◆ Records provided
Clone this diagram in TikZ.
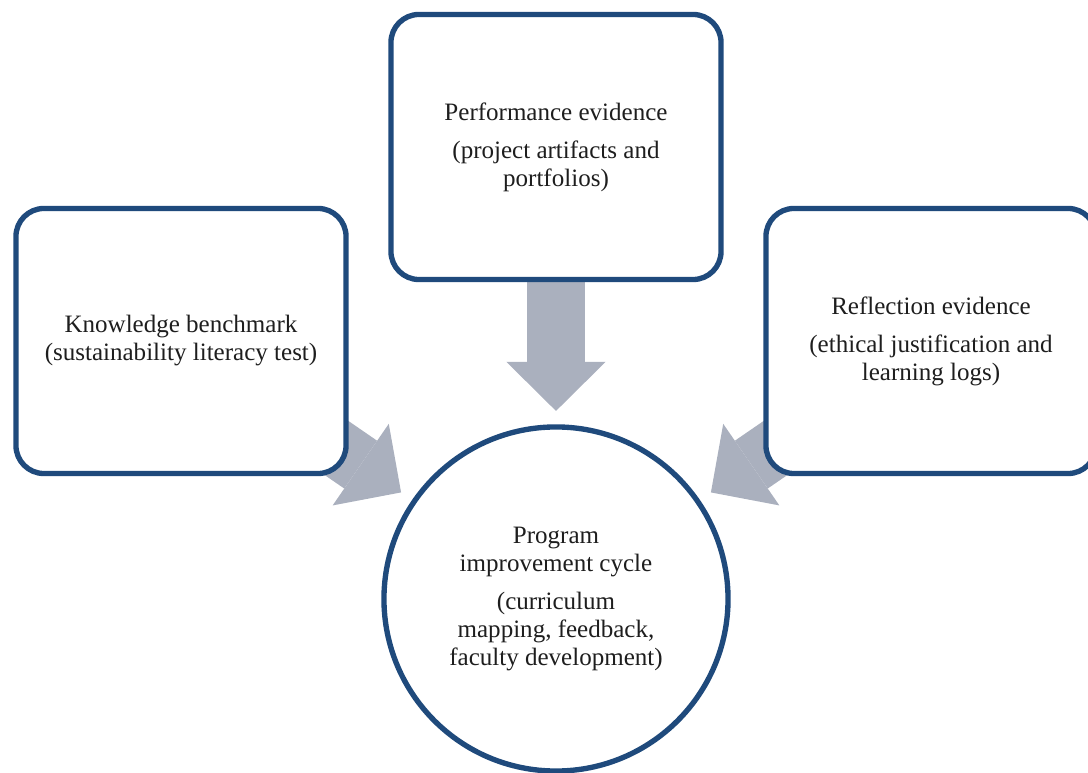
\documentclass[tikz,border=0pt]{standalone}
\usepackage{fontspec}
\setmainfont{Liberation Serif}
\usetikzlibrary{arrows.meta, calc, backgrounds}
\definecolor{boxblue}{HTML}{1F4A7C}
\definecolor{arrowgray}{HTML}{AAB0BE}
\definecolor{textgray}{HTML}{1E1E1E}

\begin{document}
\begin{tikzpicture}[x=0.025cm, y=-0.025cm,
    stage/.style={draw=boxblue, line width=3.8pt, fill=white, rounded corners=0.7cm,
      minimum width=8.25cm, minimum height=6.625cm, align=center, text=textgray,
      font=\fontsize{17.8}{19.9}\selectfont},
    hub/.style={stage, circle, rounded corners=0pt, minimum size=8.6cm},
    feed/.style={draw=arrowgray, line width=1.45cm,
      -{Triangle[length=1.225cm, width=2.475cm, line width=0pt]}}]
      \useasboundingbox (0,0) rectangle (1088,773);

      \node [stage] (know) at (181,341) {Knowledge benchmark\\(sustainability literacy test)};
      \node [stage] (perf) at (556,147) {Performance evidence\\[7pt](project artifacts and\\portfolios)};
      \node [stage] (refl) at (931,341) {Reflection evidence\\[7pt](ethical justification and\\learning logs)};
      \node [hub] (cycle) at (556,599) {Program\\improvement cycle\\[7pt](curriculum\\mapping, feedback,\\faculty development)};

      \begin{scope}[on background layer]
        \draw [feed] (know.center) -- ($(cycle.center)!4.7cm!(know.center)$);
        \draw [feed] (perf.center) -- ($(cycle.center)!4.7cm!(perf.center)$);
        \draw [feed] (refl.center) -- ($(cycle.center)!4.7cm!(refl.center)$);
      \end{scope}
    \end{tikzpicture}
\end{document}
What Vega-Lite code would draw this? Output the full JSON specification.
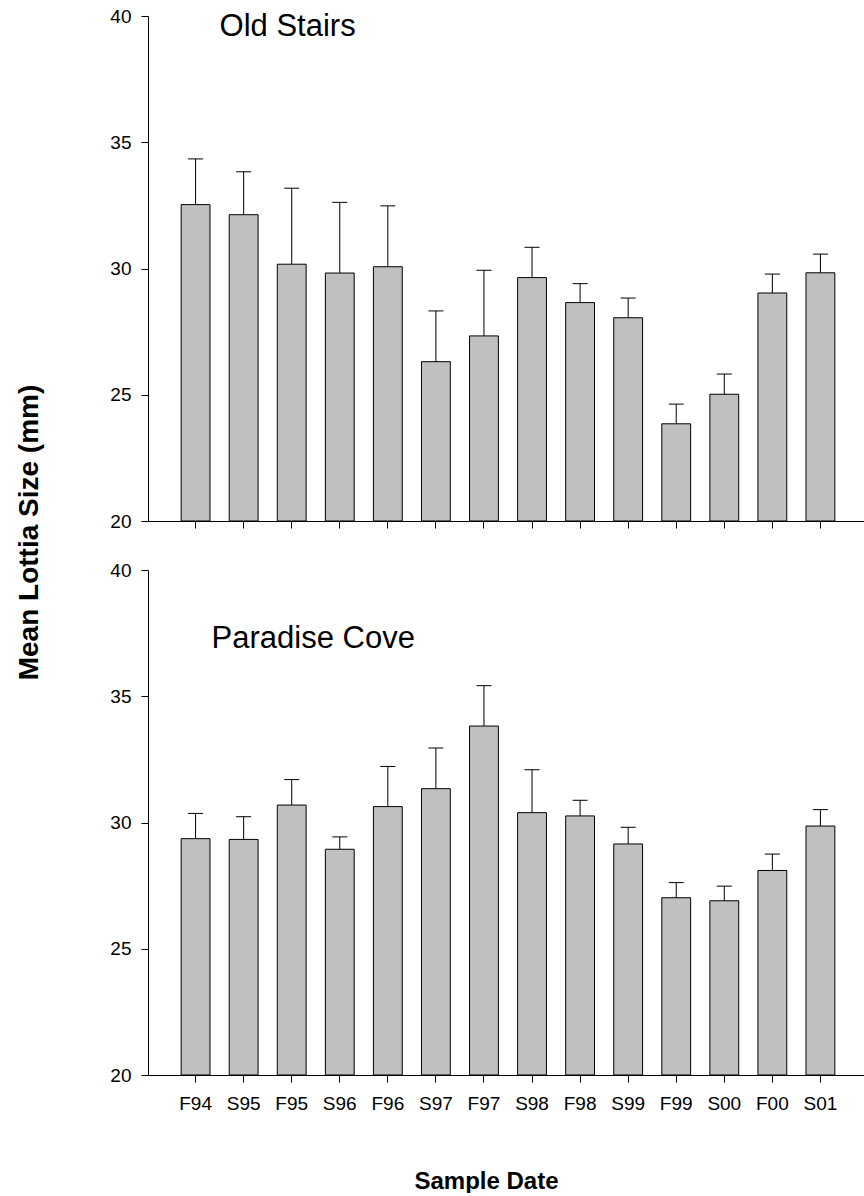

◆ What is asked
Restate word for word every line from the top of the entries above to the line with "(0,0) rectangle (1088,773);", inclusive, and skip any pictures.

◆ Exercise response
Clone this diagram in TikZ.
\documentclass[tikz,border=0pt]{standalone}
\usepackage{fontspec}
\setmainfont{Liberation Serif}
\usetikzlibrary{arrows.meta, calc, backgrounds}
\definecolor{boxblue}{HTML}{1F4A7C}
\definecolor{arrowgray}{HTML}{AAB0BE}
\definecolor{textgray}{HTML}{1E1E1E}

\begin{document}
\begin{tikzpicture}[x=0.025cm, y=-0.025cm,
    stage/.style={draw=boxblue, line width=3.8pt, fill=white, rounded corners=0.7cm,
      minimum width=8.25cm, minimum height=6.625cm, align=center, text=textgray,
      font=\fontsize{17.8}{19.9}\selectfont},
    hub/.style={stage, circle, rounded corners=0pt, minimum size=8.6cm},
    feed/.style={draw=arrowgray, line width=1.45cm,
      -{Triangle[length=1.225cm, width=2.475cm, line width=0pt]}}]
      \useasboundingbox (0,0) rectangle (1088,773);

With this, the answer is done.